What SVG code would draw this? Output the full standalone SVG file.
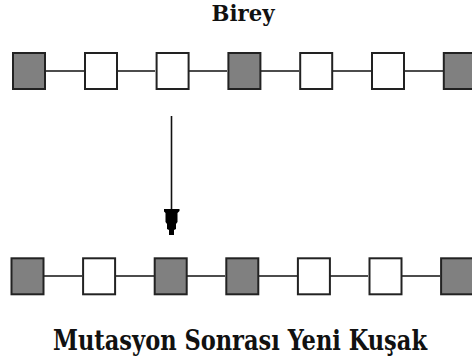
<svg xmlns="http://www.w3.org/2000/svg" width="472" height="359" viewBox="0 0 472 359">
<style>
.g{fill:#808080;stroke:#222;stroke-width:2}
.w{fill:#fff;stroke:#222;stroke-width:2}
.c{stroke:#111;stroke-width:1.6;fill:none}
</style>
<defs>
<marker id="ah" markerUnits="userSpaceOnUse" viewBox="0 -8 26 16" refX="0" refY="0" markerWidth="26" markerHeight="16" orient="auto">
<path d="M0,-8 L2,-8 L4,-6 L13,-6 L15,-4.5 L20,-4.5 L21,-2.5 L26,-2.5 L26,2.5 L21,2.5 L20,4.5 L15,4.5 L13,6 L4,6 L2,8 L0,8 Z" fill="#000"/>
</marker>
</defs>
<rect width="472" height="359" fill="#fff"/>
<text x="243" y="21" font-family="'DejaVu Serif Condensed', 'DejaVu Serif', serif" font-weight="bold" fill="#111" font-size="22" text-anchor="middle" textLength="63" lengthAdjust="spacingAndGlyphs">Birey</text>
<g id="connectors">
<line class="c" x1="46" y1="71" x2="84" y2="71"/>
<line class="c" x1="117" y1="71" x2="155" y2="71"/>
<line class="c" x1="189" y1="71" x2="227" y2="71"/>
<line class="c" x1="261" y1="71" x2="299" y2="71"/>
<line class="c" x1="333" y1="71" x2="371" y2="71"/>
<line class="c" x1="405" y1="71" x2="443" y2="71"/>
<line class="c" x1="44" y1="276" x2="82" y2="276"/>
<line class="c" x1="115" y1="276" x2="154" y2="276"/>
<line class="c" x1="187" y1="276" x2="225" y2="276"/>
<line class="c" x1="258" y1="276" x2="297" y2="276"/>
<line class="c" x1="330" y1="276" x2="368" y2="276"/>
<line class="c" x1="402" y1="276" x2="440" y2="276"/>
<line x1="171.5" y1="116" x2="171.5" y2="209" stroke="#111" stroke-width="1.6" marker-end="url(#ah)"/>
</g>
<g id="top1"><rect class="g" x="13" y="53" width="32" height="36"/></g>
<g id="top2"><rect class="w" x="85" y="53" width="32" height="36"/></g>
<g id="top3"><rect class="w" x="156.6" y="53" width="32" height="36"/></g>
<g id="top4"><rect class="g" x="228.4" y="53" width="32" height="36"/></g>
<g id="top5"><rect class="w" x="300.2" y="53" width="32" height="36"/></g>
<g id="top6"><rect class="w" x="372" y="53" width="32" height="36"/></g>
<g id="top7"><rect class="g" x="443.8" y="53" width="32" height="36"/></g>
<g id="bot1"><rect class="g" x="11.5" y="258.3" width="32" height="36"/></g>
<g id="bot2"><rect class="w" x="83.1" y="258.3" width="32" height="36"/></g>
<g id="bot3"><rect class="g" x="154.7" y="258.3" width="32" height="36"/></g>
<g id="bot4"><rect class="g" x="226.3" y="258.3" width="32" height="36"/></g>
<g id="bot5"><rect class="w" x="297.9" y="258.3" width="32" height="36"/></g>
<g id="bot6"><rect class="w" x="369.5" y="258.3" width="32" height="36"/></g>
<g id="bot7"><rect class="g" x="441.1" y="258.3" width="32" height="36"/></g>
<text x="53" y="349.5" font-family="'DejaVu Serif Condensed', 'DejaVu Serif', serif" font-weight="bold" fill="#111" font-size="27" textLength="374" lengthAdjust="spacingAndGlyphs">Mutasyon Sonrası Yeni Kuşak</text>
</svg>
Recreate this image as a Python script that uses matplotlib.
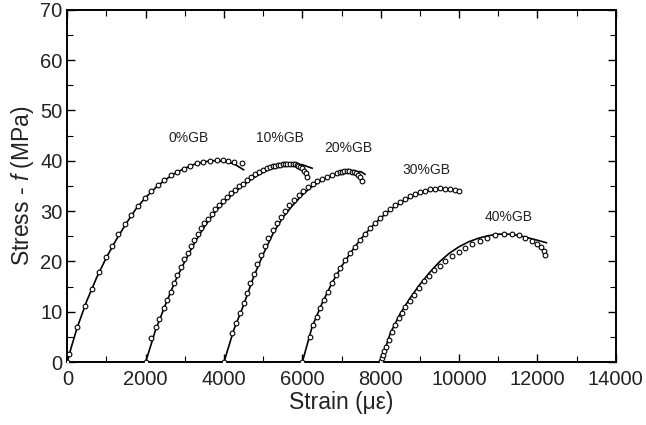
import matplotlib.pyplot as plt
import numpy as np

plt.rcParams['font.family'] = ['Liberation Sans', 'DejaVu Sans']
plt.rcParams['mathtext.fontset'] = 'custom'
plt.rcParams['mathtext.it'] = 'Liberation Sans:italic'
plt.rcParams['mathtext.rm'] = 'Liberation Sans'

# measured points (strain in micro-strain, stress in MPa)
gb0_x = [0, 51, 255, 453, 623, 810, 981, 1149, 1303, 1474, 1627, 1798, 1985, 2138, 2309,
         2478, 2649, 2794, 2981, 3134, 3305, 3474, 3645, 3816, 3969, 4112, 4258, 4455]
gb0_y = [0.0, 1.6, 7.0, 11.2, 14.5, 17.8, 20.8, 23.1, 25.4, 27.5, 29.2, 31.0, 32.5, 33.9, 35.1,
         36.2, 37.2, 37.8, 38.4, 39.0, 39.5, 39.8, 40.0, 40.2, 40.2, 40.0, 39.8, 39.5]

gb10_x = [2000, 2130, 2266, 2351, 2470, 2555, 2649, 2725, 2810, 2904, 2989, 3075, 3152, 3244,
          3331, 3415, 3499, 3586, 3688, 3780, 3875, 3969, 4072, 4174, 4276, 4378, 4480, 4582,
          4685, 4794, 4897, 5000, 5100, 5178, 5250, 5305, 5370, 5433, 5500, 5561, 5620, 5689,
          5750, 5816, 5860, 5901, 5945, 5987, 6046, 6097, 6130]
gb10_y = [0.0, 4.7, 6.9, 8.5, 10.7, 12.3, 14.0, 15.6, 17.3, 18.9, 20.5, 21.7, 23.1, 24.3,
          25.4, 26.6, 27.6, 28.5, 29.5, 30.4, 31.2, 31.9, 32.7, 33.5, 34.2, 34.9, 35.4, 36.2,
          36.7, 37.3, 37.8, 38.1, 38.5, 38.8, 38.9, 39.0, 39.1, 39.2, 39.3, 39.4, 39.4, 39.4,
          39.4, 39.3, 39.2, 39.0, 38.8, 38.5, 38.0, 37.5, 36.7]

gb20_x = [4000, 4200, 4310, 4412, 4514, 4583, 4667, 4769, 4853, 4948, 5050, 5134, 5246, 5349,
          5451, 5561, 5671, 5791, 5911, 6028, 6148, 6268, 6386, 6506, 6626, 6754, 6881, 6950,
          7009, 7070, 7137, 7200, 7264, 7320, 7374, 7430, 7477, 7520]
gb20_y = [0.0, 5.7, 7.7, 9.8, 11.8, 13.7, 15.6, 17.5, 19.5, 21.3, 23.1, 24.7, 26.2, 27.6,
          28.9, 30.1, 31.2, 32.2, 33.1, 33.9, 34.7, 35.4, 35.9, 36.4, 36.8, 37.2, 37.5, 37.7,
          37.8, 37.9, 37.9, 37.9, 37.8, 37.7, 37.5, 37.2, 36.8, 36.0]

gb30_x = [6000, 6187, 6284, 6370, 6455, 6557, 6651, 6754, 6864, 6966, 7093, 7221, 7349, 7476,
          7604, 7732, 7860, 7987, 8115, 8243, 8370, 8498, 8626, 8754, 8880, 9009, 9137, 9264,
          9392, 9520, 9650, 9775, 9900, 10000]
gb30_y = [0.0, 5.0, 7.4, 9.0, 10.7, 12.3, 14.0, 15.6, 17.3, 18.7, 20.3, 21.6, 22.9, 24.3,
          25.4, 26.6, 27.6, 28.6, 29.6, 30.4, 31.1, 31.7, 32.3, 32.9, 33.3, 33.7, 34.0, 34.3,
          34.4, 34.5, 34.4, 34.3, 34.1, 33.9]

gb40_x = [8000, 8020, 8040, 8056, 8090, 8141, 8200, 8285, 8371, 8455, 8542, 8626, 8736, 8838,
          8966, 9094, 9221, 9349, 9502, 9648, 9818, 9987, 10159, 10330, 10524, 10714, 10924,
          11137, 11351, 11520, 11691, 11862, 11990, 12092, 12159, 12202]
gb40_y = [0.0, 0.3, 0.8, 1.4, 2.2, 3.0, 4.4, 6.0, 7.4, 8.7, 9.8, 11.0, 12.1, 13.3,
          14.7, 16.0, 17.1, 18.2, 19.1, 20.1, 21.1, 21.9, 22.7, 23.4, 24.1, 24.7, 25.2,
          25.4, 25.4, 25.2, 24.7, 24.1, 23.5, 22.8, 22.1, 21.3]

# fitted curves
fit0_x = [0, 100, 250, 500, 750, 1000, 1250, 1500, 1750, 2000, 2250, 2500, 2750, 3000,
          3250, 3500, 3750, 4000, 4250, 4500]
fit0_y = [0.0, 2.9, 6.8, 12.2, 16.8, 20.8, 24.3, 27.5, 30.4, 32.7, 34.6, 36.2, 37.5, 38.5,
          39.3, 39.8, 40.0, 39.9, 39.4, 38.2]
fit10_x = [2000, 2250, 2500, 2750, 3000, 3250, 3500, 3750, 4000, 4250, 4500, 4750, 5000,
           5250, 5500, 5750, 6000, 6250]
fit10_y = [0.0, 6.3, 11.3, 16.0, 20.0, 23.7, 26.9, 29.6, 31.8, 33.6, 35.2, 36.6, 37.7,
           38.6, 39.2, 39.4, 39.2, 38.5]
fit20_x = [4000, 4250, 4500, 4750, 5000, 5250, 5500, 5750, 6000, 6250, 6500, 6750, 7000,
           7250, 7500, 7600]
fit20_y = [0.0, 6.4, 11.3, 16.8, 21.4, 25.5, 28.7, 31.1, 33.2, 34.9, 36.1, 37.0, 37.6,
           37.9, 37.8, 37.3]
fit30_x = [6000, 6250, 6500, 6750, 7000, 7250, 7500, 7750, 8000, 8250, 8500, 8750, 9000,
           9250, 9500, 9750, 10000]
fit30_y = [0.0, 7.0, 11.6, 15.6, 19.0, 21.9, 24.5, 26.7, 28.6, 30.3, 31.6, 32.7, 33.6,
           34.1, 34.4, 34.3, 34.0]
fit40_x = [8000, 8250, 8500, 8750, 9000, 9250, 9500, 9750, 10000, 10250, 10500, 10750,
           11000, 11250, 11500, 11750, 12000, 12230]
fit40_y = [0.0, 5.8, 9.6, 12.7, 15.4, 17.8, 19.9, 21.6, 22.9, 23.9, 24.6, 25.1,
           25.4, 25.4, 25.2, 24.7, 24.2, 23.7]

labels = ["0%GB", "10%GB", "20%GB", "30%GB", "40%GB"]
label_x = [3100, 5430, 7180, 9180, 11270]
label_y = [44.5, 44.5, 42.5, 38.2, 28.8]

fig = plt.figure(figsize=(6.46, 4.25), dpi=100)
ax = fig.add_axes([0.1042, 0.1482, 0.8489, 0.829])

pts = [(gb0_x, gb0_y), (gb10_x, gb10_y), (gb20_x, gb20_y), (gb30_x, gb30_y), (gb40_x, gb40_y)]
fits = [(fit0_x, fit0_y), (fit10_x, fit10_y), (fit20_x, fit20_y), (fit30_x, fit30_y), (fit40_x, fit40_y)]

for (fx, fy) in fits:
    ax.plot(fx, fy, color='black', linewidth=1.2, zorder=2)
for (px, py) in pts:
    ax.plot(px, py, linestyle='none', marker='o', markersize=3.4, markerfacecolor='white',
            markeredgecolor='black', markeredgewidth=0.8, zorder=3)

for t, x, y in zip(labels, label_x, label_y):
    ax.text(x, y, t, fontsize=10, ha='center', va='center', color='#222222')

ax.set_xlim(0, 14000)
ax.set_ylim(0, 70)
ax.set_xticks(np.arange(0, 14001, 2000))
ax.set_xticks(np.arange(0, 14001, 1000), minor=True)
ax.set_yticks(np.arange(0, 71, 10))
ax.set_yticks(np.arange(0, 71, 5), minor=True)
ax.tick_params(which='both', direction='in', top=True, right=True, labelsize=14.5, colors='#222222')
ax.tick_params(which='major', length=6, width=1, color='black')
ax.tick_params(which='minor', length=4, width=0.8, color='black')
ax.tick_params(axis='x', which='major', pad=6)
for s in ax.spines.values():
    s.set_linewidth(1.4)

ax.set_xlabel("Strain (\u03bc\u03b5)", fontsize=16.5, labelpad=1, color='#222222')
ax.set_ylabel("Stress - $f$ (MPa)", fontsize=16.5, labelpad=3, color='#222222')

plt.savefig("out.png", dpi=100)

= What needs to be done =
Copy only what runs above from the line containing "Recreate this image" through the line containing "37.8, 37.9, 37.9, 37.9, 37.8, 37.7, 37.5, 37.2, 36.8, 36.0]", exactly. Leave out the pictures.

= Result for this task =
Recreate this image as a Python script that uses matplotlib.
import matplotlib.pyplot as plt
import numpy as np

plt.rcParams['font.family'] = ['Liberation Sans', 'DejaVu Sans']
plt.rcParams['mathtext.fontset'] = 'custom'
plt.rcParams['mathtext.it'] = 'Liberation Sans:italic'
plt.rcParams['mathtext.rm'] = 'Liberation Sans'

# measured points (strain in micro-strain, stress in MPa)
gb0_x = [0, 51, 255, 453, 623, 810, 981, 1149, 1303, 1474, 1627, 1798, 1985, 2138, 2309,
         2478, 2649, 2794, 2981, 3134, 3305, 3474, 3645, 3816, 3969, 4112, 4258, 4455]
gb0_y = [0.0, 1.6, 7.0, 11.2, 14.5, 17.8, 20.8, 23.1, 25.4, 27.5, 29.2, 31.0, 32.5, 33.9, 35.1,
         36.2, 37.2, 37.8, 38.4, 39.0, 39.5, 39.8, 40.0, 40.2, 40.2, 40.0, 39.8, 39.5]

gb10_x = [2000, 2130, 2266, 2351, 2470, 2555, 2649, 2725, 2810, 2904, 2989, 3075, 3152, 3244,
          3331, 3415, 3499, 3586, 3688, 3780, 3875, 3969, 4072, 4174, 4276, 4378, 4480, 4582,
          4685, 4794, 4897, 5000, 5100, 5178, 5250, 5305, 5370, 5433, 5500, 5561, 5620, 5689,
          5750, 5816, 5860, 5901, 5945, 5987, 6046, 6097, 6130]
gb10_y = [0.0, 4.7, 6.9, 8.5, 10.7, 12.3, 14.0, 15.6, 17.3, 18.9, 20.5, 21.7, 23.1, 24.3,
          25.4, 26.6, 27.6, 28.5, 29.5, 30.4, 31.2, 31.9, 32.7, 33.5, 34.2, 34.9, 35.4, 36.2,
          36.7, 37.3, 37.8, 38.1, 38.5, 38.8, 38.9, 39.0, 39.1, 39.2, 39.3, 39.4, 39.4, 39.4,
          39.4, 39.3, 39.2, 39.0, 38.8, 38.5, 38.0, 37.5, 36.7]

gb20_x = [4000, 4200, 4310, 4412, 4514, 4583, 4667, 4769, 4853, 4948, 5050, 5134, 5246, 5349,
          5451, 5561, 5671, 5791, 5911, 6028, 6148, 6268, 6386, 6506, 6626, 6754, 6881, 6950,
          7009, 7070, 7137, 7200, 7264, 7320, 7374, 7430, 7477, 7520]
gb20_y = [0.0, 5.7, 7.7, 9.8, 11.8, 13.7, 15.6, 17.5, 19.5, 21.3, 23.1, 24.7, 26.2, 27.6,
          28.9, 30.1, 31.2, 32.2, 33.1, 33.9, 34.7, 35.4, 35.9, 36.4, 36.8, 37.2, 37.5, 37.7,
          37.8, 37.9, 37.9, 37.9, 37.8, 37.7, 37.5, 37.2, 36.8, 36.0]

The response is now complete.